Decided September 12, 1956.
“4. Affidavit — Issuable Facts may not be determined on ex parte affidavits.
“Court may not determine issuable facts on ex parte affidavits.”

It is stated in the opinion of the court in the Vonherberg case, supra, as follows:

“If the transfer was wrong when made, it cannot be made right and the action defeated by committing a like wrong to right the prior wrong .after the action is commenced. The action may not be defeated by .subsequent transfers of funds to pay prior transfers, and by repetition evade review. The city council is a continuing body, and its act is capable of repetition, and from the complaint it is threatening to continue, and the defendant’s conduct confirms the complaint, and manifestly by such conduct the city may not defeat in this way the plaintiff’s action ‘without a- chance of review.’ See So. Pac. Terminal Co. v. Interstate Commerce Commission, 219 U. S., 498, 31 S. Ct., 279, 55 L. Ed., 310; McGrain v. Daugherty, 273 U. S., 135, 47 S. Ct., 319, 71 L. Ed. — , filed January 17, 1927; also, Boise City Irrg. Land Co. v. Clark (C. C. A.) 131 F. 415.”

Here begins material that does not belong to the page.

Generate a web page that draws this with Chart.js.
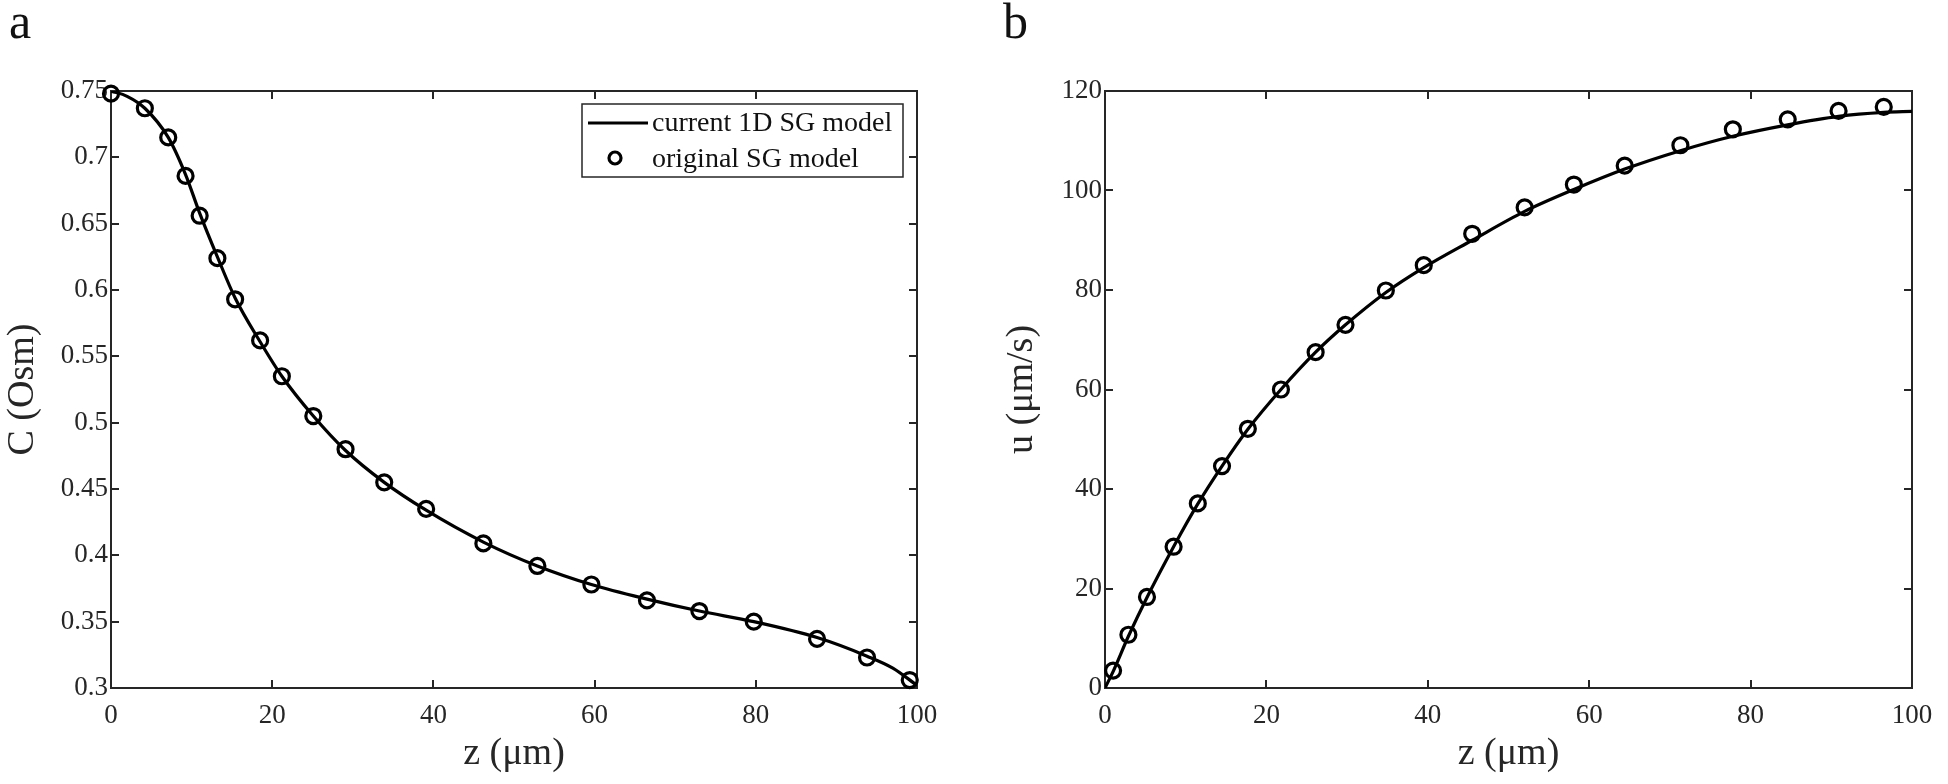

The motion to dismiss the appeal is overruled.

MILLER, PJ, HORNBECK, J, concur.

No. 5426.

OPINION

By THE COURT.

This is an application to reconsider the opinion of this Court rendered on March 21, 1956, overruling the defendant-appellee’s motion to *138dismiss the appeal for the reason that the issues involved had become moot. There has been no entry filed journalizing this decision.

The record reveals that the action was one seeking to enjoin the appellee, who is the Clerk of the City of Columbus, from proceeding further in the annexation of certain territory to said city under the provisions of §709.07 R. C.; that an injunction was denied in the trial court; that an appeal was prosecuted and that during said appeal annexation of the territory to the City of Columbus was completed, there having been no temporary restraining order issued against the Clerk. It was therefore urged that the question had become moot. Under a similar state of facts this Court held in the cases of Lamneck v. Cain, No. 5334, 73 Abs 20, Markos v. Cain, No. 5349, and Jones v. Cain, No. 5361, that the question had become moot and similar motions were sustained. Motions to certify the records in these cases were overruled by our Supreme Court on February 8, 1956.

We therefore adhere to the pronouncements made in these eases and upon reconsideration sustain the motion for a dismissal of the appeal.

MILLER, PJ, HORNBECK, J, concur. WISEMAN, J, not participating.